Feel like bed is flying. Not sure where we're going. Hope there is candy.
I'm going to leave the fate of whether I go to my midterms up to my dealer hitting me up or not
He just compared himself to a majestic butterfly in regards to the lack of girlfriends. i don't even know what to say.
in my drunkeness I still was able to plan for the morning. I duck taped my keys, a water bottle full of mimosa and my cell phone to the front door.
A guy just walked down the street dressed as Mickey Mouse holding a 40oz. Where the hell did you leave me?
I shit you not ... they just advertised a recruiting service for strippers at this concert.
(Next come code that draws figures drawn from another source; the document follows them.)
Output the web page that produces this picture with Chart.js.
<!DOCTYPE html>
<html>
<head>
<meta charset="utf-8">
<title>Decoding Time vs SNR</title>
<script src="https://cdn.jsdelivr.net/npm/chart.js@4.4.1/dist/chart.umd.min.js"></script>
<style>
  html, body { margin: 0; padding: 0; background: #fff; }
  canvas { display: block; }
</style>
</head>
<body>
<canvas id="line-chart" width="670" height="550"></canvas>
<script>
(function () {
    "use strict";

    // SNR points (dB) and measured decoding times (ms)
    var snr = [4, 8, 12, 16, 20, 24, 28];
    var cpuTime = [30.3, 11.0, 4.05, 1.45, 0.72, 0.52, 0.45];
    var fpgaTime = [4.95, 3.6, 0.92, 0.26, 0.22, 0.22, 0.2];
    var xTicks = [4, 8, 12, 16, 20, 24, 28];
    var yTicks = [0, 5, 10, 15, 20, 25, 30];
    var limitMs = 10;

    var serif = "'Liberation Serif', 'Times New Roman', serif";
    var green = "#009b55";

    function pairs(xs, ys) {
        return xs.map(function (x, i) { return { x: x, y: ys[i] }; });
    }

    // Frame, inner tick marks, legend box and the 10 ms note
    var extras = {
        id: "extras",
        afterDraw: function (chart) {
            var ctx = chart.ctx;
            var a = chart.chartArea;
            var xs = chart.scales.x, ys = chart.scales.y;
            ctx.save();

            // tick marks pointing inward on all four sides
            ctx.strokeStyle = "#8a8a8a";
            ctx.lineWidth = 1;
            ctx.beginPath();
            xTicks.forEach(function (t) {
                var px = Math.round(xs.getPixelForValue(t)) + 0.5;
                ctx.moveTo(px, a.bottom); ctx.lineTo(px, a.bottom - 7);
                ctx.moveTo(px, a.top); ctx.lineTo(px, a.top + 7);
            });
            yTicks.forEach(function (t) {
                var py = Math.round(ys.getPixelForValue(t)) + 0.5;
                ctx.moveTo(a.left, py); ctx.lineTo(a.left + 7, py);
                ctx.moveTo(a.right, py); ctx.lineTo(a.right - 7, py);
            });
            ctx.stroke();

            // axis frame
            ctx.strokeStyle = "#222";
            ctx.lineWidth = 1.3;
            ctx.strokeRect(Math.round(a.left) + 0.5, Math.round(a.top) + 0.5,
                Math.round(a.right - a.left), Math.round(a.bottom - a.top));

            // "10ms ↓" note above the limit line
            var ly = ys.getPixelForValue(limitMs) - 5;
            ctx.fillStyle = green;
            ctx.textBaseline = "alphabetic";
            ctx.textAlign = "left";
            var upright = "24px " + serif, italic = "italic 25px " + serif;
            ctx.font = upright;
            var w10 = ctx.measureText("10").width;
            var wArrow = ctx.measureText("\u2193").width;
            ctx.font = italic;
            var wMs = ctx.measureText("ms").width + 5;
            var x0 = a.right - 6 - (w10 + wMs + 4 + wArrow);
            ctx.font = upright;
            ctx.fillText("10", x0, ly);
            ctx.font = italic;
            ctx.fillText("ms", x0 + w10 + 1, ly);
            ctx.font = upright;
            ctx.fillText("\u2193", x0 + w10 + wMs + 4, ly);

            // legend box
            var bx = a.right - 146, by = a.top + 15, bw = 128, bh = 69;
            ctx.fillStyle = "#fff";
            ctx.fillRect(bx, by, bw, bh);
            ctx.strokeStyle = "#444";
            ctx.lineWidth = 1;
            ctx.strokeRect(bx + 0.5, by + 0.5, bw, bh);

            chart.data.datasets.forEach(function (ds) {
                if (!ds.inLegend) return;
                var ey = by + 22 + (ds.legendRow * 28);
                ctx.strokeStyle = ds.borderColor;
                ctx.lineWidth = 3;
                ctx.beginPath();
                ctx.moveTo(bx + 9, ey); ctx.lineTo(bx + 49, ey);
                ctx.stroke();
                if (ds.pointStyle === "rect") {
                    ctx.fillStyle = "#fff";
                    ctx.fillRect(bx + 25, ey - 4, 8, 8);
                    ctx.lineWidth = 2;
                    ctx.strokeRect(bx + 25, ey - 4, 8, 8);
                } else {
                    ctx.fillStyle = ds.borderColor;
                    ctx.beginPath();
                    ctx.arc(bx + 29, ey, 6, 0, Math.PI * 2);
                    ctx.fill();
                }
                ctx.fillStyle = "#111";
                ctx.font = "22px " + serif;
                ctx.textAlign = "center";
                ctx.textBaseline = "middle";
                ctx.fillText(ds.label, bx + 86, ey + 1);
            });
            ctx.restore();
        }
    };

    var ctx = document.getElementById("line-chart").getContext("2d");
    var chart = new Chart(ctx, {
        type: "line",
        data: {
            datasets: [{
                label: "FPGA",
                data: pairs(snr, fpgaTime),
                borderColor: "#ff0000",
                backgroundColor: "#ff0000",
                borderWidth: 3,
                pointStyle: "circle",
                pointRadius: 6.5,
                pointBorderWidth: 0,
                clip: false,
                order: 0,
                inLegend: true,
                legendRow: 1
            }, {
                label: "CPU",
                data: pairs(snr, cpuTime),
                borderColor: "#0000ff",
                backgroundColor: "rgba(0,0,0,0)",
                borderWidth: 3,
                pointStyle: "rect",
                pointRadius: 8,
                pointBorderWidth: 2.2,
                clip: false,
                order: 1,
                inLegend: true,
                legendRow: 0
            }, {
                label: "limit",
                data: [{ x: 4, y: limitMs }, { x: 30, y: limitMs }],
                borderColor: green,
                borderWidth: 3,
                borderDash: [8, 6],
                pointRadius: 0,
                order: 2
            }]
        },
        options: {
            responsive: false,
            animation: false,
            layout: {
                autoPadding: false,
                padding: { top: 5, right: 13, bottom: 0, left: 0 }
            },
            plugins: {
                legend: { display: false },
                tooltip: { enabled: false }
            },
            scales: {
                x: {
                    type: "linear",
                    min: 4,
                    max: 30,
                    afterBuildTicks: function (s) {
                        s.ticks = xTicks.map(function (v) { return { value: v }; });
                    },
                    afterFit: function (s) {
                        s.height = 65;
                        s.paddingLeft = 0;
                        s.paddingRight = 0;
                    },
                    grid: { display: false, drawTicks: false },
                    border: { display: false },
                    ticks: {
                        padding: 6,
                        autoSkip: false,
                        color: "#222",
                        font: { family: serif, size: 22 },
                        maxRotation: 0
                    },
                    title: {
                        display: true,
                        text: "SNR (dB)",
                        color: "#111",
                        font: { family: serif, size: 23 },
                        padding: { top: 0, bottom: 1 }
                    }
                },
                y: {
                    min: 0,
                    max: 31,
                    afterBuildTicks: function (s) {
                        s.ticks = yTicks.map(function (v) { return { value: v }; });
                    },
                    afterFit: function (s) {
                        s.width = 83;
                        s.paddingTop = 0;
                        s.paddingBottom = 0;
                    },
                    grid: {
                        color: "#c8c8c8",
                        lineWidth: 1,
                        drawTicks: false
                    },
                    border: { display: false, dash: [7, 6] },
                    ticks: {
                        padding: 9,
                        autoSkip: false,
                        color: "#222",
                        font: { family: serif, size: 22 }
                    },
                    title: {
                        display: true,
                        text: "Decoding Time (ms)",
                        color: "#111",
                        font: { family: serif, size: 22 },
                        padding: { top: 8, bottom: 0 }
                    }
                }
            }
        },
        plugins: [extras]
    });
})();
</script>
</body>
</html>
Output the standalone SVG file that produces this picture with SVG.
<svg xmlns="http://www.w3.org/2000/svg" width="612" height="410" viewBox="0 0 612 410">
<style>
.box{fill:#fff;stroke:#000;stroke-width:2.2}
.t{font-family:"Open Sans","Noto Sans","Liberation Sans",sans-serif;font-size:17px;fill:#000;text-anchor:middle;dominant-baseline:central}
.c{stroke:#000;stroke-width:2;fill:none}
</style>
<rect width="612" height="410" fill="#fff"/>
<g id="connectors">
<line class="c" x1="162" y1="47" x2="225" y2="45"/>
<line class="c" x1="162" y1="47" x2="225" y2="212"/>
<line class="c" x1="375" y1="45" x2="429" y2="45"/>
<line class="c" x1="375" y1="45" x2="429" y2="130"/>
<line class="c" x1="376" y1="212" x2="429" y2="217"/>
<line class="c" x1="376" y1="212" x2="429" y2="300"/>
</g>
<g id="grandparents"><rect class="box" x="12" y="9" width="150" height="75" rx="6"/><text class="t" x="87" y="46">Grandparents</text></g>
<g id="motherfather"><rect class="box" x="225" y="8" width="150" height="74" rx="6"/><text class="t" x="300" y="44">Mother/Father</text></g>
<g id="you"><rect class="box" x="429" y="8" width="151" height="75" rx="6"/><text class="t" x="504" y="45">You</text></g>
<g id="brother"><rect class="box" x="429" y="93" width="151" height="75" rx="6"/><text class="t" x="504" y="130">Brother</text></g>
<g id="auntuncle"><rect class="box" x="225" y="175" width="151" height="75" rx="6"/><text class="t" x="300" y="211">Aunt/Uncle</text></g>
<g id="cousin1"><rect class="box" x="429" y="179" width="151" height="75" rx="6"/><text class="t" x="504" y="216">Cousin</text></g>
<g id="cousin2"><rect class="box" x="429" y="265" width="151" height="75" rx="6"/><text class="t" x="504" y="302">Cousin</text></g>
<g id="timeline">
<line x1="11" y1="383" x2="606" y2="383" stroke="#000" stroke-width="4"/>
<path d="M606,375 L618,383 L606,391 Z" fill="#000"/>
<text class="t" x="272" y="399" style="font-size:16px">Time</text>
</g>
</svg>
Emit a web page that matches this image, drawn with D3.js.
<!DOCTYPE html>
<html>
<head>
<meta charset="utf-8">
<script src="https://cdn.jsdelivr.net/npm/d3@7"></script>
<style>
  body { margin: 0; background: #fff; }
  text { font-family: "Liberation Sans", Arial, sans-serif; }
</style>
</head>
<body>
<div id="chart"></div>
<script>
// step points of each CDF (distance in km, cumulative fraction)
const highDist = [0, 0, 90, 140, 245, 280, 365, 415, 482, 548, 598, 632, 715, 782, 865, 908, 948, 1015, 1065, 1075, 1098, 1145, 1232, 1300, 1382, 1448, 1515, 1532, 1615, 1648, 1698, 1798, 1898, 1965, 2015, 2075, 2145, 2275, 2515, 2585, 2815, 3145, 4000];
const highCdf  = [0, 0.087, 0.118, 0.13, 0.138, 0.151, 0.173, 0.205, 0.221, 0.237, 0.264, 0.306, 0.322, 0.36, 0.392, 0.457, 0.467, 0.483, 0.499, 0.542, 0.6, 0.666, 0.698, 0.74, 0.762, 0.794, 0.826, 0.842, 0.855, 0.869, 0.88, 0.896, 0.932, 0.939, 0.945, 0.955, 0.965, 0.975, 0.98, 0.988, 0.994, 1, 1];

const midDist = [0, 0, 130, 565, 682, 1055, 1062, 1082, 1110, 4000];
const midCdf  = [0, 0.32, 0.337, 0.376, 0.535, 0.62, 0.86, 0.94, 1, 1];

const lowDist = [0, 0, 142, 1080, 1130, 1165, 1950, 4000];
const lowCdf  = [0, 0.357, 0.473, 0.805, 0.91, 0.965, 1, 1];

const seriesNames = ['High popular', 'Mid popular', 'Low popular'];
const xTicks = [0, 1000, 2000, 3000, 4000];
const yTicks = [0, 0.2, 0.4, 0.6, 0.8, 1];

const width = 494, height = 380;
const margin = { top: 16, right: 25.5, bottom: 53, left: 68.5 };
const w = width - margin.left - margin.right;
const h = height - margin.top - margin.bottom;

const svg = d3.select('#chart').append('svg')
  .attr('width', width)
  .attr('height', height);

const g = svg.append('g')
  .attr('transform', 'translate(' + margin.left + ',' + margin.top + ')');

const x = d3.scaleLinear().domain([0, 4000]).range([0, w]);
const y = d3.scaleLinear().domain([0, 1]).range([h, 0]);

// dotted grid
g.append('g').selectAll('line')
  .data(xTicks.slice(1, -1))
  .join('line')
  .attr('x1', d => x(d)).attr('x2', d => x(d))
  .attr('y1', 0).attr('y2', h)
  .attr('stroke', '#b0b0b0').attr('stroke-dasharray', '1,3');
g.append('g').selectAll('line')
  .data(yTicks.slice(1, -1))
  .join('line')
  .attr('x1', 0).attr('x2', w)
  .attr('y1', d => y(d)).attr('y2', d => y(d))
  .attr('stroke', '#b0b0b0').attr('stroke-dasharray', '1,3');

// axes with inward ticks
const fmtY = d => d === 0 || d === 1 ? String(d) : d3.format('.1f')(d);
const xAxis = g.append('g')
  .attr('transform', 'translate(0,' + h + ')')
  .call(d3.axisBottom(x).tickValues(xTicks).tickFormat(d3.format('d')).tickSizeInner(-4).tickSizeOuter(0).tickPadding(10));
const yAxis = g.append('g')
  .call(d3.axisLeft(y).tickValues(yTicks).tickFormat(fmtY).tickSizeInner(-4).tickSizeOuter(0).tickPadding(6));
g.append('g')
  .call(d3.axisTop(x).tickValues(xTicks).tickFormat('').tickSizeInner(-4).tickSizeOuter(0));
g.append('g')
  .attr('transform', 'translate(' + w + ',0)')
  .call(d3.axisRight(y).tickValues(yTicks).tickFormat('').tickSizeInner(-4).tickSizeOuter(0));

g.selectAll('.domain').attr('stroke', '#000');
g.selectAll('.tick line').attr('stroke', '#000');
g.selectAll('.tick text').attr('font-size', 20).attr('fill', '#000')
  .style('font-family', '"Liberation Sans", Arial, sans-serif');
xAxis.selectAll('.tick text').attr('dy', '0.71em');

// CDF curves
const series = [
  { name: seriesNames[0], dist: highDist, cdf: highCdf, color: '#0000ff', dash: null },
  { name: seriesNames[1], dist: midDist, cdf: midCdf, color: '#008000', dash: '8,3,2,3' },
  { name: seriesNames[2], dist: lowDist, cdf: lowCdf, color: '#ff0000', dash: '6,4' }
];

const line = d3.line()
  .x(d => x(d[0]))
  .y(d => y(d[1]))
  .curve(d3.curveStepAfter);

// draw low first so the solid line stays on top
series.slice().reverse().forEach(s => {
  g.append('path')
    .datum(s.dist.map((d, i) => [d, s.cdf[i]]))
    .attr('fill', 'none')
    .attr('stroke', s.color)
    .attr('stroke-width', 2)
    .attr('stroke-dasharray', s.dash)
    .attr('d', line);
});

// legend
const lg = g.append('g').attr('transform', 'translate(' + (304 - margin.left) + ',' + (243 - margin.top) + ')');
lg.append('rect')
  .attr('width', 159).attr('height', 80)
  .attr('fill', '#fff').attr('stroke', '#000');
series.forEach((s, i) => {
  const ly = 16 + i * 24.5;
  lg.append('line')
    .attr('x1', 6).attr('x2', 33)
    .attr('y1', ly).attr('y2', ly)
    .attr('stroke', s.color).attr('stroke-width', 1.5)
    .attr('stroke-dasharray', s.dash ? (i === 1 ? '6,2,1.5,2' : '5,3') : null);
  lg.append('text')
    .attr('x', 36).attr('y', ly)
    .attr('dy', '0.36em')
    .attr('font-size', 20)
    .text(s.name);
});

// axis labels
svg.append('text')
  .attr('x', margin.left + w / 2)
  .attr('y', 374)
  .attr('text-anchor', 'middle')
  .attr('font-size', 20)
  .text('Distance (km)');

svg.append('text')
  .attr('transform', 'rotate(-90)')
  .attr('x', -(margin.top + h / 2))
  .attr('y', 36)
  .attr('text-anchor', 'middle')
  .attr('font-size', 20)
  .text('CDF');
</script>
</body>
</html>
You peed up the stairs in front of everyone then blamed it on the dog
Two people confessed their love to me last night. Drunk is a good color on me
Forgot to tell you--the bartender at Crowbar set his arm on fire last night. He was doing this "Cocktail" bartender trick of pouring alcohol that was on fire between glasses. Then some leaked out, onto his arm, and set his arm on fire, then his shirt. Exciting! (And he's ok).
I'm shoveling snow with a camel-pack full of beer in a blizzard. I love snow days as an adult!!!
...there was a woman in the stall next to me in the Walmart bathroom having a massive bowl movement and whispering "I'm sorry" over and over
Whoever said it shouldn't take a man to make you happy clearly wasn't having sex everyday.
You were crying hysterically
So that's why my heels were in the oven...
Is it weird that the girl I'm fucking just wished me luck on my date tonight?
It's like a donut of clothes around a pair of heels. Like they were transported to another dimension naked.